Measuring TDD is a lot like measuring a cyclone!

Measuring TDD is a lot like measuring a cyclone!

Teams and organizations adopt test-driven development for many reasons, including improving software design, functional quality, time to market or because everyone is doing it (well maybe not that last reason…yet).  In order to justify the investment in time, effort and even the cash for consultants and coaches, most organizations want some form of proof that there is some return on investment (ROI) from leveraging TDD. The measurement issue is less that something needs to be measured (I am ignoring the “you can’t measure software development crowd”), but rather what constitutes an impact and therefore what really should be measured. Erik van Veenendaal, an internationally recognized testing expert stated in an interview that will be published on SPaMCAST 406, “unless you spend the time to link your measurement or change program to business needs, they will be short-lived.”  Just adopting someone else’s best practices in measurement tends to be counterproductive because every organization has different goals and needs.  This means they will adopt TDD for different reasons and will need different evidence to assure themselves that they are getting a benefit.  There is NO single measure or metric that proves you are getting the benefit you need from TDD.  That is not to say that TDD can’t or should not be measured.  A pallet of measures that are commonly used based on the generic goal they address are:

Goal:  Improve Customer Satisfaction

  •       Customer Satisfaction Index – Measure the satisfaction of customers of the product or project by asking a series of question and then measure how their response changes over time.
  •         Net Promoter – Ask customers “how likely you are to recommend the product or organization being measured to a friend or colleague?” The change difference between the percentage that will recommend the product or project and those that will not recommend shows how customer satisfaction is changing.
  •         Delivered Defects:  A count (or a scaled count, such as defects per unit of work) of delivered defects are often used as a proxy for customer satisfaction.

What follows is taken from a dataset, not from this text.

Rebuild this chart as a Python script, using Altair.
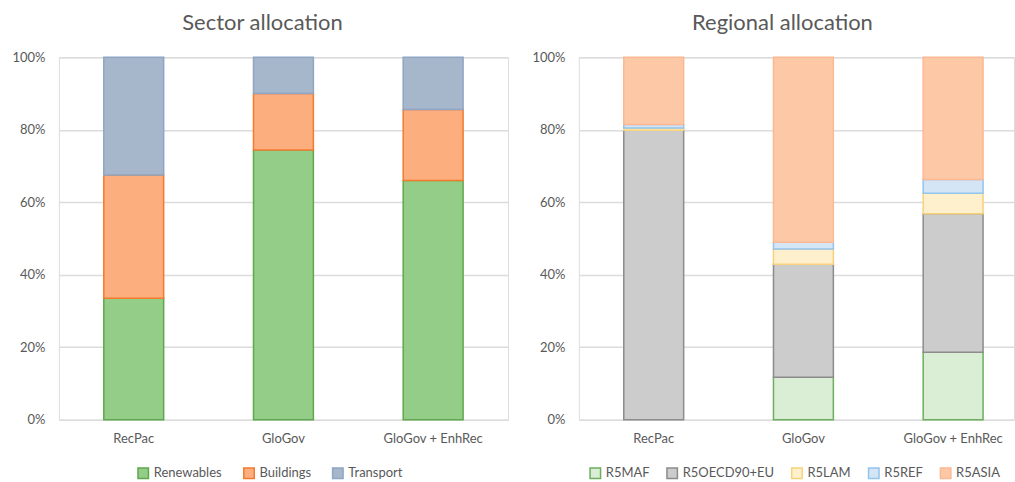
import altair as alt
import pandas as pd

# Scenarios shown on both panels
scenarios = ["RecPac", "GloGov", "GloGov + EnhRec"]

# Sector shares (% of total)
sectors = ["Renewables", "Buildings", "Transport"]
renewables = [33.5, 74.4, 66.0]
buildings = [34.0, 15.6, 19.6]
transport = [32.5, 10.0, 14.4]
sector_fill = ["#93CD87", "#FDAE7E", "#A6B6CB"]
sector_stroke = ["#5FA84E", "#F27B30", "#8FA5C2"]

# Regional shares (% of total)
regions = ["R5MAF", "R5OECD90+EU", "R5LAM", "R5REF", "R5ASIA"]
r5maf = [0.0, 11.7, 18.6]
r5oecd = [79.9, 31.2, 38.2]
r5lam = [0.6, 4.2, 5.7]
r5ref = [1.0, 1.9, 3.8]
r5asia = [18.5, 51.0, 33.7]
region_fill = ["#DAEDD5", "#CCCCCC", "#FEF0CC", "#D4E6F5", "#FDC8A6"]
region_stroke = ["#6CAE5E", "#8C8C8C", "#F7D27A", "#92C4EC", "#FBB893"]


def long_table(names, series, key):
    rows = []
    for i, (name, vals) in enumerate(zip(names, series)):
        for s, v in zip(scenarios, vals):
            rows.append({"scenario": s, key: name, "idx": i, "share": v / 100})
    return pd.DataFrame(rows)


sector_df = long_table(sectors, [renewables, buildings, transport], "sector")
region_df = long_table(regions, [r5maf, r5oecd, r5lam, r5ref, r5asia], "region")

TEXT = "#595959"
FONT = "Lato"
H = 363


def y_axis():
    return alt.Axis(
        values=[0, 0.2, 0.4, 0.6, 0.8, 1.0], format=".0%", domain=False,
        ticks=False, grid=True, gridColor="#DCDCDC", gridWidth=1.5,
        labelPadding=14, labelFontSize=13, labelColor=TEXT, labelFont=FONT,
        title=None, minExtent=48, maxExtent=48,
    )


def x_axis():
    return alt.Axis(
        labelAngle=0, domain=False, ticks=False, labelPadding=13,
        labelFontSize=13, labelColor=TEXT, labelFont=FONT, title=None,
    )


def legend(x, y, pad):
    return alt.Legend(
        orient="none", legendX=x, legendY=y, direction="horizontal",
        title=None, symbolType="square", symbolSize=110,
        symbolStrokeWidth=1.5, labelFontSize=13, labelColor=TEXT,
        labelFont=FONT, columnPadding=pad, labelOffset=4,
    )


def panel(df, key, names, fills, strokes, title, width, xscale, leg_x, pad, title_dx):
    lg = legend(leg_x, 410, pad)
    return (
        alt.Chart(df, title=alt.Title(
            title, fontSize=22, font=FONT, fontWeight="normal", color=TEXT,
            anchor="middle", dx=title_dx, offset=16))
        .transform_filter("datum.share > 0")
        .mark_bar(strokeWidth=1.5)
        .encode(
            x=alt.X("scenario:N", sort=scenarios, scale=xscale, axis=x_axis()),
            y=alt.Y("share:Q", stack="zero",
                    scale=alt.Scale(domain=[0, 1], nice=False), axis=y_axis()),
            fill=alt.Fill(f"{key}:N", sort=names,
                          scale=alt.Scale(domain=names, range=fills), legend=lg),
            stroke=alt.Stroke(f"{key}:N", sort=names,
                              scale=alt.Scale(domain=names, range=strokes), legend=lg),
            order=alt.Order("idx:Q", sort="ascending"),
        )
        .properties(width=width, height=H)
    )


left = panel(
    sector_df, "sector", sectors, sector_fill, sector_stroke, "Sector allocation",
    450, alt.Scale(paddingInner=0.6, paddingOuter=0.3), 78, 18, -21,
)
right = panel(
    region_df, "region", regions, region_fill, region_stroke, "Regional allocation",
    436, alt.Scale(paddingInner=0.6, paddingOuter=0.25333, align=0.5921), 10, 14, -14,
)

chart = (
    alt.hconcat(left, right, spacing=71, bounds="flush")
    .resolve_scale(fill="independent", stroke="independent", x="independent", y="independent")
    .resolve_legend(fill="independent", stroke="independent")
    .properties(padding={"left": 10, "top": 11, "right": 0, "bottom": 0})
    .configure_view(stroke=None)
    .configure(background="white")
)

chart.save("out.html", embed_options={"renderer": "svg", "actions": False})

Goal:  Decrease the Cost of Development

  •         Development and Delivered Defects (combined): The change in the counted (or a scaled count, such as defects per unit of work) defects discovered and those delivered across the development process is a direct measure of quality and has been shown to be directly correlated to quality.  As the number of defects created falls cost goes down.
  •        Labor Productivity: The ratio of output per person. Labor productivity measures the efficiency of the labor in the transformation of something into a product of higher value.  Improving efficiency is typically linked to decrease the cost of creating a product or delivering a project.

Goal: Improve Product or Project Time-to-Market

  •        Time to Market:  A measure of the measures the speed an item moves through the development process from backlog to production. This measure is always denominated by calendar time, but the numerator can either be value or size depending on the specific question the organization needs to answer.  
  •         Concept to Cash: A measure of the calendar time that it takes for an idea to go from being accepted into the portfolio backlog until it is first sold (or delivered) in the market place.

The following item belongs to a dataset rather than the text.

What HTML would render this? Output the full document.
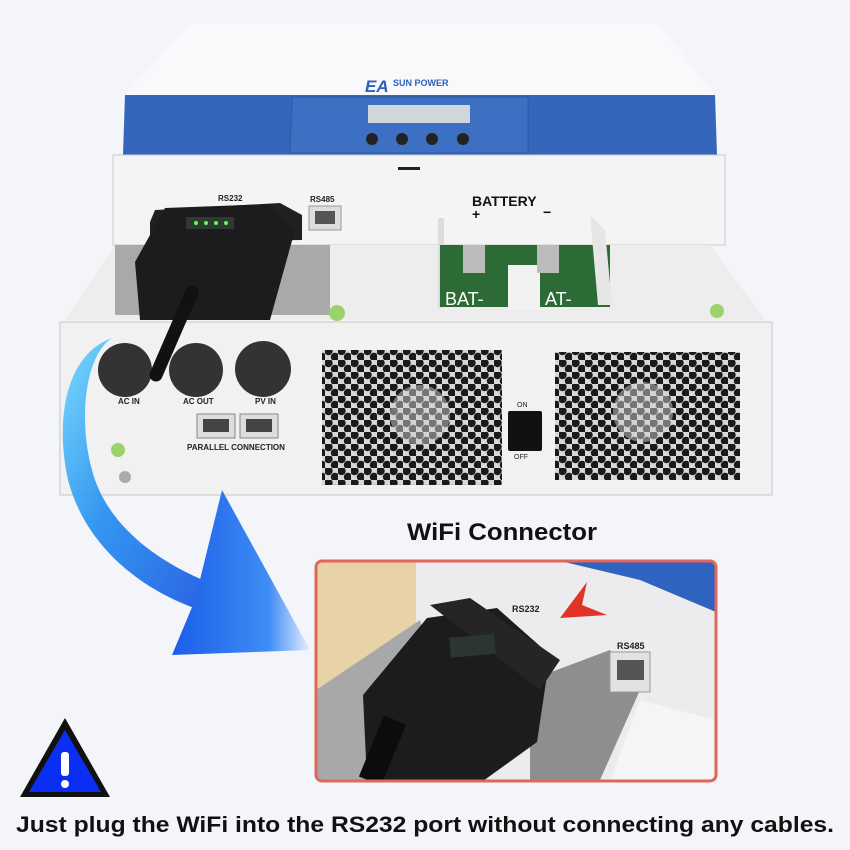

Goal: Improve Product or Project Quality

  •        Delivered Defects:  A count (or a scaled count such as defects per unit of work) of delivered defects.  All things being equal, defects that customers (or users) experience negatively affect the perception of product quality.  The higher the number of delivered defects the low the perception of quality.
  •         Defect Removal Efficiency: Defect Removal Efficiency (DRE) is the ratio of the defects found before implementation and removed to the total defects found through some period after delivery (typically thirty to ninety days).
  •         Test Code Coverage: A measure of the number of branches or statements that are covered by a group of tests. For example in TDD, when a developer pulls a story from the backlog, he or she would write a series of tests that would prove they have completed the story, run the tests (they should all fail) then they would write the code and re-run the tests which would all pass. There should be tests written that exercise each line of code written or changed (100% coverage).  In TDD, generally, as the code coverage goes up fewer defects fail to be discovered and get delivered to someone else.

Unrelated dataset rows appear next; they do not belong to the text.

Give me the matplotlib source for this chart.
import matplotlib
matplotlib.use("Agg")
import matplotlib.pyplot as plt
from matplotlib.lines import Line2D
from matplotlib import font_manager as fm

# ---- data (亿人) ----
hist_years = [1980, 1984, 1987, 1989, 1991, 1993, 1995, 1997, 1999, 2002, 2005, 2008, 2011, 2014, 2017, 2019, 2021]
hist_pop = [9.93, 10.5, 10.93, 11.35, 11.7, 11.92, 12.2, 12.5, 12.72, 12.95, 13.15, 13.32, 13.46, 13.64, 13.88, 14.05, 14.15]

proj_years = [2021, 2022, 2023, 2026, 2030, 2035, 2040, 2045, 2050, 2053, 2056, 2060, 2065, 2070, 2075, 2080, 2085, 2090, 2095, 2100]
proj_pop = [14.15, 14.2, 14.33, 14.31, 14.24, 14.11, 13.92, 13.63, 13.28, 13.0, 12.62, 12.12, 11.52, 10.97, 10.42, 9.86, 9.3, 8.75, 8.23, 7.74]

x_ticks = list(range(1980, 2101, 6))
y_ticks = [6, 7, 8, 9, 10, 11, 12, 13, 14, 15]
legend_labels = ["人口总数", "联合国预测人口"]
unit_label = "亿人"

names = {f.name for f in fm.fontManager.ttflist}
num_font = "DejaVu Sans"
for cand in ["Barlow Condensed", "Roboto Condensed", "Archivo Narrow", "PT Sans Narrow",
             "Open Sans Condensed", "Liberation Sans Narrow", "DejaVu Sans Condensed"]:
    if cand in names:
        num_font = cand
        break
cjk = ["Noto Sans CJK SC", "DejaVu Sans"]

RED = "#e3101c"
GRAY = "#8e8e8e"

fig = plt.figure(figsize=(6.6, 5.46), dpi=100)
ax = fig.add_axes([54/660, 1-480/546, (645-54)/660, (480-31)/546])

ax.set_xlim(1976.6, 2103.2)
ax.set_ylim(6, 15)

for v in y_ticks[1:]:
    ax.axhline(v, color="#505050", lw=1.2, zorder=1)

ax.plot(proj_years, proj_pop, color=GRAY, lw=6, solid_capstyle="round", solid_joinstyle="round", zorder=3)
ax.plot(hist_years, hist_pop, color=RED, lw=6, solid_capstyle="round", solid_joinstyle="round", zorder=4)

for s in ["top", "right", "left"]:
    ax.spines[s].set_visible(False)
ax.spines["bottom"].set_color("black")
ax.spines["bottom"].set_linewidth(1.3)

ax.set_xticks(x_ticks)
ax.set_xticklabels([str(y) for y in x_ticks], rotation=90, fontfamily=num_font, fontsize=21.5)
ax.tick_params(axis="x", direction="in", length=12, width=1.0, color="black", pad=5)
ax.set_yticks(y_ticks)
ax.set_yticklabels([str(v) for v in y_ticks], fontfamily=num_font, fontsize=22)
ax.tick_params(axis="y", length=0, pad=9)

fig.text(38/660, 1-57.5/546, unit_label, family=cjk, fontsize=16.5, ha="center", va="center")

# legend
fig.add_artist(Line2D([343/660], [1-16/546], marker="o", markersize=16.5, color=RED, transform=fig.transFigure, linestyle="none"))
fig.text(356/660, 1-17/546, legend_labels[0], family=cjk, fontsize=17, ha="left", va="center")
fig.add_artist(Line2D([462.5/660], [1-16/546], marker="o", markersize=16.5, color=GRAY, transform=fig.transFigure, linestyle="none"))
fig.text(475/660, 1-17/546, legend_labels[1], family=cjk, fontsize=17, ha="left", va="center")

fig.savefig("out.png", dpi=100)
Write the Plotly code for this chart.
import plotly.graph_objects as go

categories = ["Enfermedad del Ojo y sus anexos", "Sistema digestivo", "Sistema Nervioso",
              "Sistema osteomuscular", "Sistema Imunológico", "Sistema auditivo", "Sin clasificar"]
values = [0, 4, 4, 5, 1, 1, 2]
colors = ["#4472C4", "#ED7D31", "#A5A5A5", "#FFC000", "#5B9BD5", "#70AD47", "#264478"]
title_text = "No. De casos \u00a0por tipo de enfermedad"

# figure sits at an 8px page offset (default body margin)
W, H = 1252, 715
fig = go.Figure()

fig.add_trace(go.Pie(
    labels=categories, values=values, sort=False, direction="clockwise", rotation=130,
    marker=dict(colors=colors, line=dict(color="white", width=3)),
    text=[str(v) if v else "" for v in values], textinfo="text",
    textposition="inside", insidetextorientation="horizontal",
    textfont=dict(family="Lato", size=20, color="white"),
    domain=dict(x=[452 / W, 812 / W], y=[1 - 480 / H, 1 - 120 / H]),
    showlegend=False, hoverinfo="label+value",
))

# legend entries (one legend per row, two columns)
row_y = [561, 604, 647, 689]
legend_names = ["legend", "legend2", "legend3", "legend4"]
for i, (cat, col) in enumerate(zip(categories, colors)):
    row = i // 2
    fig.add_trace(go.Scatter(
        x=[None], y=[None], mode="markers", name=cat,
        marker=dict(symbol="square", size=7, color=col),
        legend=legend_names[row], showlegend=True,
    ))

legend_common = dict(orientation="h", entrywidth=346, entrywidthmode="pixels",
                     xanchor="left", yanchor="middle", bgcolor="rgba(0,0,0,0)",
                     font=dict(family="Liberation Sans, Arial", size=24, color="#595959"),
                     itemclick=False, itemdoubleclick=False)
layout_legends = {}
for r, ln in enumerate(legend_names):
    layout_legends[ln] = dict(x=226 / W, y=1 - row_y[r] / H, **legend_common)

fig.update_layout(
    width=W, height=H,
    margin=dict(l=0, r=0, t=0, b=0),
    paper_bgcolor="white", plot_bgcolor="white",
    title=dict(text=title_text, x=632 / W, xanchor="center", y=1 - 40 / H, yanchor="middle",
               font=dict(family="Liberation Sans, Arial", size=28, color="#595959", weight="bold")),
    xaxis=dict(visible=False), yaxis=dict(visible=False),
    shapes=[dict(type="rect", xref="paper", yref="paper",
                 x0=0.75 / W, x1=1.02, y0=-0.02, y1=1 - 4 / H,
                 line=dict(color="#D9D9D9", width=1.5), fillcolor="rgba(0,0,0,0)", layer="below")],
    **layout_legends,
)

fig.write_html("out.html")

Goal: Improve Software Design

  •         Improved Design:  Measuring design is a can of worms.  Attributes that can be measured include reliability, efficiency, maintainability, and usability.  Which design attribute should be measured is dependent on the needs of the business.  For example, for consumer products increased usability (how easy is the product to use) might be a critical measure.

Goal: Improve Compliance to Development Techniques (note: compliance is an internal goal and only tangentially relates to business goals; therefore, it should be adopted only if the indirect measures can be traced to delivering stated business goals.) 

  •         Ask and Count: A simple approach to measure TDD is when the code for stories is checked in either ask if TDD test cases were created and run or validate that test cases were committed (before and after) along with the code. 
  •         Change in the Automated Test Suite:  Count the number of tests that have been added, changed or deleted on a daily basis. This is a simple accounting approach that can be easily tracked.  As stories are accepted to be worked, changes to the automated test base will be apparent.

TDD is an important mechanism that puts the onus for unit testing directly on the members of the development team.  If you code, you test.  When adopting TDD compliance measures, it may be important to show progress HOWEVER they are not as important as measuring business value.Measures and metrics for TDD need to be focused on changing something that is important to the business, such as cost, quality, time-to-market or perhaps usability. Because in the end, that is really what counts!

Are there other options assuming you are going to measure your TDD implementation?